I’ve had an incredible year like you can’t imagine and I wouldn’t want to take that away from anyone else. But I think it’s important that teachers maintain a realistic perspective on what it is we’re doing here, and so an article like this is a good thing.
April 13, 2005
Britney's bustin out all over
In the midst of financial freak-outs, because I am not a resident of Ontario and therefore may not qualify for govmt loans. Anyway, I think this may be big news, though only time will tell. I am currently finishing the novel I’ve been writing for a year and a half, and very pleased with the results. I’m thinking ahead to my next project, which will probably turn into my graduate thesis. I’m excited. I know the characters already. It’s going to be a little bit of 1980s Whitby suburbia, Cold War Mania, expatriate family life in the Middle East, the Revolution in Iran. It’s going to involve a ton of research and I think I am going to make something really incredible.

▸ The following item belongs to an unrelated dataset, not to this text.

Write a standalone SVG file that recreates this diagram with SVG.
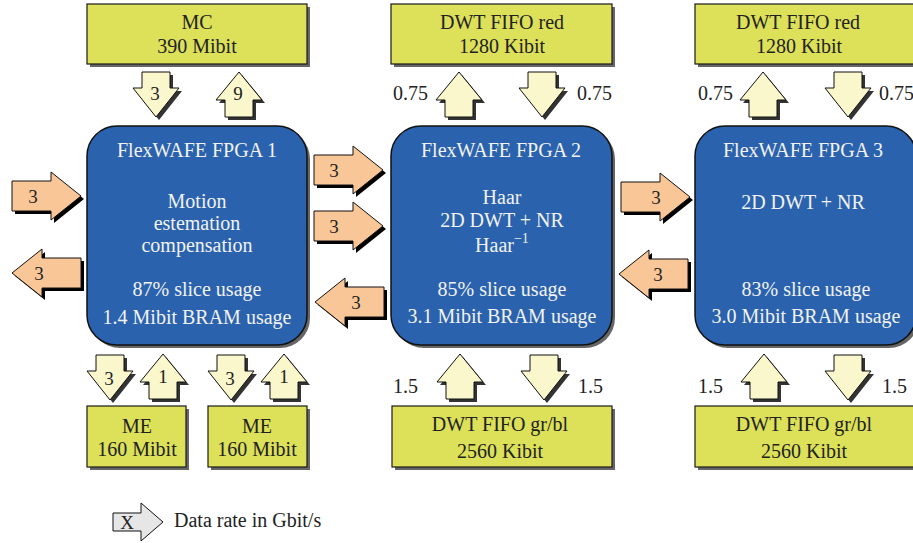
<svg xmlns="http://www.w3.org/2000/svg" xmlns:xlink="http://www.w3.org/1999/xlink" width="913" height="543" viewBox="0 0 913 543" font-family="'Liberation Serif', serif">
<style>
text{font-family:'Liberation Serif',serif;font-size:20px;text-anchor:middle}
.mem{fill:#dde059;stroke:#1a1a1a;stroke-width:1.2}
.sh{fill:#666}
.fpga{fill:#2a62ad;stroke:#111;stroke-width:1.5}
.mt{fill:#222}
.ft{fill:#f2f2f2}
.ya{fill:#faf7cd;stroke:#111;stroke-width:1}
.oa{fill:#f9c797;stroke:#111;stroke-width:1}
.ysh{fill:#333}
.osh{fill:#000}
.al{font-size:19px;fill:#222}
.rl{fill:#222;font-size:20px}
.lg{fill:#e6e6e6;stroke:#111;stroke-width:1}
</style>
<defs>
<path id="dnp" d="M-14,-45 H14 V-29 H23 L0,0 L-23,-29 H-14 Z"/>
<path id="upp" d="M0,0 L23,28 H14 V45 H-14 V28 H-23 Z"/>
<path id="rtp" d="M-69,-15 H-30 V-24 L0,0 L-30,24 V15 H-69 Z"/>
<path id="ltp" d="M0,0 L30,-24 V-15 H69 V15 H30 V24 Z"/>
<g id="dn"><use xlink:href="#dnp" class="ysh" x="3" y="3"/><use xlink:href="#dnp" class="ya"/></g>
<g id="up"><use xlink:href="#upp" class="ysh" x="3" y="3"/><use xlink:href="#upp" class="ya"/></g>
<g id="rt"><use xlink:href="#rtp" class="osh" x="3" y="3"/><use xlink:href="#rtp" class="oa"/></g>
<g id="lt"><use xlink:href="#ltp" class="osh" x="3" y="3"/><use xlink:href="#ltp" class="oa"/></g>
</defs>

<g id="mc">
<rect class="sh" x="90" y="7" width="220" height="60"/>
<rect class="mem" x="87" y="4" width="220" height="60"/>
<text class="mt" x="197" y="29">MC</text>
<text class="mt" x="197" y="53">390 Mibit</text>
</g>
<g id="fifo-red-1">
<rect class="sh" x="394" y="7" width="221" height="60"/>
<rect class="mem" x="391" y="4" width="221" height="60"/>
<text class="mt" x="502" y="29">DWT FIFO red</text>
<text class="mt" x="502" y="53">1280 Kibit</text>
</g>
<g id="fifo-red-2">
<rect class="sh" x="698" y="7" width="221" height="60"/>
<rect class="mem" x="695" y="4" width="221" height="60"/>
<text class="mt" x="798" y="29">DWT FIFO red</text>
<text class="mt" x="799" y="53">1280 Kibit</text>
</g>

<g id="fpga1">
<rect class="sh" x="90" y="129" width="220" height="219" rx="30"/>
<rect class="fpga" x="87" y="126" width="220" height="219" rx="30"/>
<text class="ft" x="197" y="157">FlexWAFE FPGA 1</text>
<text class="ft" x="197" y="208">Motion</text>
<text class="ft" x="197" y="230">estemation</text>
<text class="ft" x="197" y="252">compensation</text>
<text class="ft" x="197" y="296">87% slice usage</text>
<text class="ft" x="197" y="324">1.4 Mibit BRAM usage</text>
</g>
<g id="fpga2">
<rect class="sh" x="394" y="129" width="221" height="219" rx="30"/>
<rect class="fpga" x="391" y="126" width="221" height="219" rx="30"/>
<text class="ft" x="501" y="157">FlexWAFE FPGA 2</text>
<text class="ft" x="502" y="204">Haar</text>
<text class="ft" x="502" y="227">2D DWT + NR</text>
<text class="ft" x="502" y="252">Haar<tspan font-size="14" dy="-9">−1</tspan></text>
<text class="ft" x="502" y="296">85% slice usage</text>
<text class="ft" x="502" y="323">3.1 Mibit BRAM usage</text>
</g>
<g id="fpga3">
<rect class="sh" x="698" y="129" width="221" height="219" rx="30"/>
<rect class="fpga" x="695" y="126" width="221" height="219" rx="30"/>
<text class="ft" x="803" y="157">FlexWAFE FPGA 3</text>
<text class="ft" x="803" y="209">2D DWT + NR</text>
<text class="ft" x="806" y="296">83% slice usage</text>
<text class="ft" x="806" y="323">3.0 Mibit BRAM usage</text>
</g>

<g id="me1">
<rect class="sh" x="90" y="409" width="99" height="61"/>
<rect class="mem" x="87" y="406" width="99" height="61"/>
<text class="mt" x="137" y="433">ME</text>
<text class="mt" x="137" y="456">160 Mibit</text>
</g>
<g id="me2">
<rect class="sh" x="211" y="409" width="99" height="61"/>
<rect class="mem" x="208" y="406" width="99" height="61"/>
<text class="mt" x="257" y="433">ME</text>
<text class="mt" x="257" y="456">160 Mibit</text>
</g>
<g id="fifo-grbl-1">
<rect class="sh" x="395" y="409" width="220" height="61"/>
<rect class="mem" x="392" y="406" width="220" height="61"/>
<text class="mt" x="500" y="431">DWT FIFO gr/bl</text>
<text class="mt" x="500" y="458">2560 Kibit</text>
</g>
<g id="fifo-grbl-2">
<rect class="sh" x="698" y="409" width="221" height="61"/>
<rect class="mem" x="695" y="406" width="221" height="61"/>
<text class="mt" x="804" y="431">DWT FIFO gr/bl</text>
<text class="mt" x="804" y="458">2560 Kibit</text>
</g>

<g id="connectors">
<use xlink:href="#dn" x="156" y="117"/><text class="al" x="155" y="100">3</text>
<use xlink:href="#up" x="239" y="72"/><text class="al" x="238" y="100">9</text>
<use xlink:href="#up" x="459" y="72"/><text class="rl" x="428" y="100" style="text-anchor:end">0.75</text>
<use xlink:href="#dn" x="542" y="117"/><text class="rl" x="577" y="100" style="text-anchor:start">0.75</text>
<use xlink:href="#up" x="763" y="72"/><text class="rl" x="733" y="100" style="text-anchor:end">0.75</text>
<use xlink:href="#dn" x="848" y="117"/><text class="rl" x="879" y="100" style="text-anchor:start">0.75</text>

<use xlink:href="#rt" x="81" y="196"/><text class="al" x="33" y="203">3</text>
<use xlink:href="#lt" x="12" y="273"/><text class="al" x="39" y="280">3</text>
<use xlink:href="#rt" x="383" y="170"/><text class="al" x="334" y="177">3</text>
<use xlink:href="#rt" x="383" y="226"/><text class="al" x="334" y="233">3</text>
<use xlink:href="#lt" x="315" y="302"/><text class="al" x="356" y="309">3</text>
<use xlink:href="#rt" x="690" y="197"/><text class="al" x="656" y="204">3</text>
<use xlink:href="#lt" x="619" y="274"/><text class="al" x="658" y="281">3</text>

<use xlink:href="#dn" x="110" y="400"/><text class="al" x="109" y="385">3</text>
<use xlink:href="#up" x="163" y="354"/><text class="al" x="163" y="383">1</text>
<use xlink:href="#dn" x="231" y="400"/><text class="al" x="230" y="385">3</text>
<use xlink:href="#up" x="284" y="354"/><text class="al" x="284" y="383">1</text>
<use xlink:href="#up" x="460" y="354"/><text class="rl" x="418" y="393" style="text-anchor:end">1.5</text>
<use xlink:href="#dn" x="544" y="400"/><text class="rl" x="578" y="393" style="text-anchor:start">1.5</text>
<use xlink:href="#up" x="764" y="354"/><text class="rl" x="723" y="393" style="text-anchor:end">1.5</text>
<use xlink:href="#dn" x="848" y="400"/><text class="rl" x="882" y="393" style="text-anchor:start">1.5</text>
</g>

<g id="legend">
<path class="lg" d="M113,513 H141 V503 L163,522 L141,541 V531 H113 Z"/>
<text class="al" x="127" y="529">X</text>
<text class="rl" x="174" y="527" style="text-anchor:start">Data rate in Gbit/s</text>
</g>
</svg>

We said good bye to Julie tonight. Her bag weighs an absolute ton, and watching her pack was a scary glimpse into our immediate future. We must send another couple of boxed home tomorrow. How does the stuff gather? It’s our weekend again, and in view of our imminent poverty, we’ve elected to stay in town this weekend. The usual karaoke, lunch out, hang about routine. We might go to the garden at Himeji Castle, which we haven’t seen yet.
And on with the big news, though I sure you know by now. Britney is pregnant! Has Kevin Federline not heard of birth control? That man has been impregnating women at a crazy rate of late. In less idiotic news, Alice Munro is one of Time’s Most influential people. There is a Northrop Frye Lit Festival in Moncton this month. The man who is regrettingly behind the famous necropheliac duck, on being Donald, which is the name of Charles Kennedy’s baby son. Ee-na!- a summer music festival guide. A very short excerpt from my beloved Douglas Coupland’s new book on Terry Fox. And a sensible perspective on the Japanese textbook debate.
April 12, 2005
They say our love won't pay the rent
Realizing just how poor we’re going to be, as I enter Graduate School and my husband waits for his landed immigrant status. What a way to start our marriage. It’s going to be an incredibly crazy couple of years. And beyond that too, I’m sure.
Andrea Dworkin has died. “In a world where teenage girls believe that breast implants will make them happy and where rape convictions are down to a record low of 5.6% of reported rapes; in a public culture which has been relentlessly pornographised, in an academic environment which has allowed postmodernism to remove all politics from feminism, we will miss Andrea Dworkin”- from The Guardian. Her ideas are not easy to stomach, but they get important dialogues started, no matter where they lead. In other feminist news, an attack on Title IX.